12 Oct 2017

Life imprisonment for woman who killed grandson

6:32 pm on 12 October 2017

A grandmother who murdered her two-year-old grandson has been sentenced to life in prison with a minimum non-parole period of 14 and a half years.

Kathleen Elizabeth Cooper, 65, was sentenced this morning at the High Court in Auckland after being found guilty of murder on August 15.

Justice Katz said it will never be known exactly what Cooper did to Jermain Ngawhau but it's likely she threw him down a hallway at their Manurewa home in December 2015 and he died of his injuries five days later.

Exterior of the High Court in Auckland

Kathleen Elizabeth Cooper has been sentenced to life in prison. Photo: RNZ / Cole Eastham-Farrelly

Cooper took on the care of her four grand children because she did not want them split up and put in foster care.

But the stress on the 66-year-old was too much.

The High Court in Auckland heard how she would smack the four children under five, particularly two-year-old Jermain, who had a rare disorder and special needs.

Justice Katz said it was likely after another toilet accident in December 2015 that Cooper picked up the boy and threw him against a wall in the hallway of her Manurewa home.

He died of head injuries five days later in hospital.

The Crown prosecutor Aaron Perkins QC told the court Cooper initially denied any involvement in the fatal assault. The Court heard how she went so far as to blame a five year-old, also in her care, saying the girl had used an iPad to hit Jermain over the head.

He asked the court to impose a life sentence with a minimum non-parole period of 17 years.

Cooper's lawyer Paul Dacre QC said his client was in her 60s and living in a retirement village when she took on the care of her four grandchildren.

"The parents of the children could no longer care for them and, as a result, there was an intervention by CYFs [Child Youth and Family], there were family group conferences and in the end, it would appear the only available accommodation for the children to be together was with Mrs Cooper."
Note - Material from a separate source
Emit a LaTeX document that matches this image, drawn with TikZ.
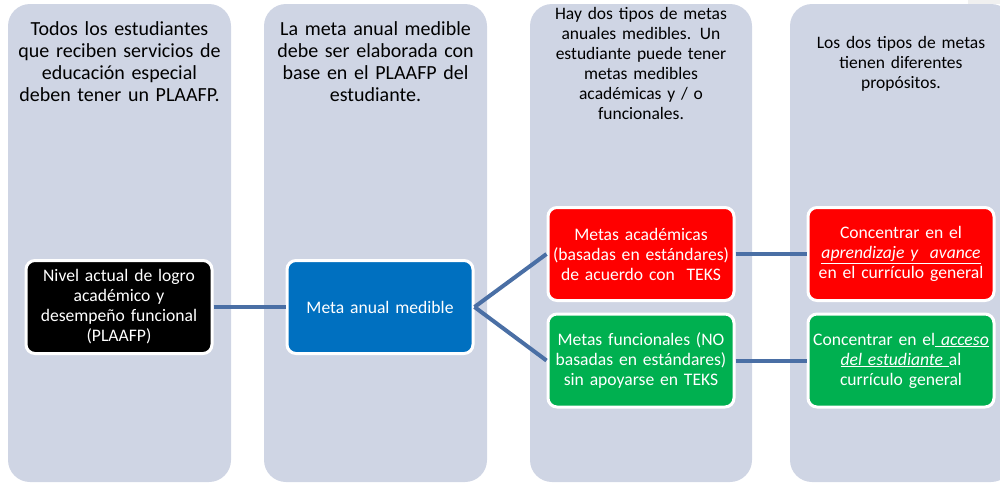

He said Child Youth and Family - now known as Oranga Tamariki - rightly or wrongly saw her as an appropriate parent and put the children in her care.

"Again, without going into details, she did not have adequate parenting skills, she did not have appropriate parenting skills."

Mr Dacre said the house had furniture and while the children were smacked, they were also provided for.

"She took on that task. It was an onerous task but she took it on, in my submission, with a desire to fulfill the obligations and a desire to help the children."

Cooper had little support but Justice Katz said witnesses at trial had described the children as being well fed and clothed.

"Their rooms were nicely decorated, they had lots of toys and clothes and a trampoline in the yard. Beneath the surface, however, all was not well. You were a harsh disciplinarian who appears to have smacked the children frequently, with considerable force, despite their young age."

Mr Perkins told the jury this year that Ms Cooper would discipline the children by "smacking them in various different ways".

"A number of witnesses, particularly staff at daycare centres, noted quite regular and often quite significant bruising on the children," he said.

The judge said in the week before the murder, Cooper had extended family staying. Some slept in tents on the back lawn and Cooper joined them in the garage to smoke methamphetamine. Traces of the class A drug were later found in the children's hair.

"It is incomprehensible that, as a grandmother with responsibility for four young children, you would think it was in any way acceptable to spend your evening smoking methamphetamine."

The night before the murder, she had been up all night with a baby who had a stomach ache.

The children's mother had promised to come and help but never showed up and was not answering her phone.

That afternoon she fatally assaulted Jermain out of stress, anger and frustration. She then called an adult grandson.

"He described you as being distraught. You told him that you had fallen asleep and then awoke to find Jermain unconscious in the hallway. Your grandson told you to call an ambulance. You told him one of the other children had admitted hurting Jermain by hitting him over the head with an ipad."

She repeated the lie to police, ambulance, family, friends and only admitted throwing Jermain in the hallway shortly before her trial.

Justice Katz said medical evidence showed Cooper used extreme force, comparable to a major car crash or a fall from a multi-storey building.

"The loss of yet another young life, at the hands of the very person entrusted to care for them is rightly a matter for public outrage and deep community concern."

Cooper will be 80 before she is released from prison.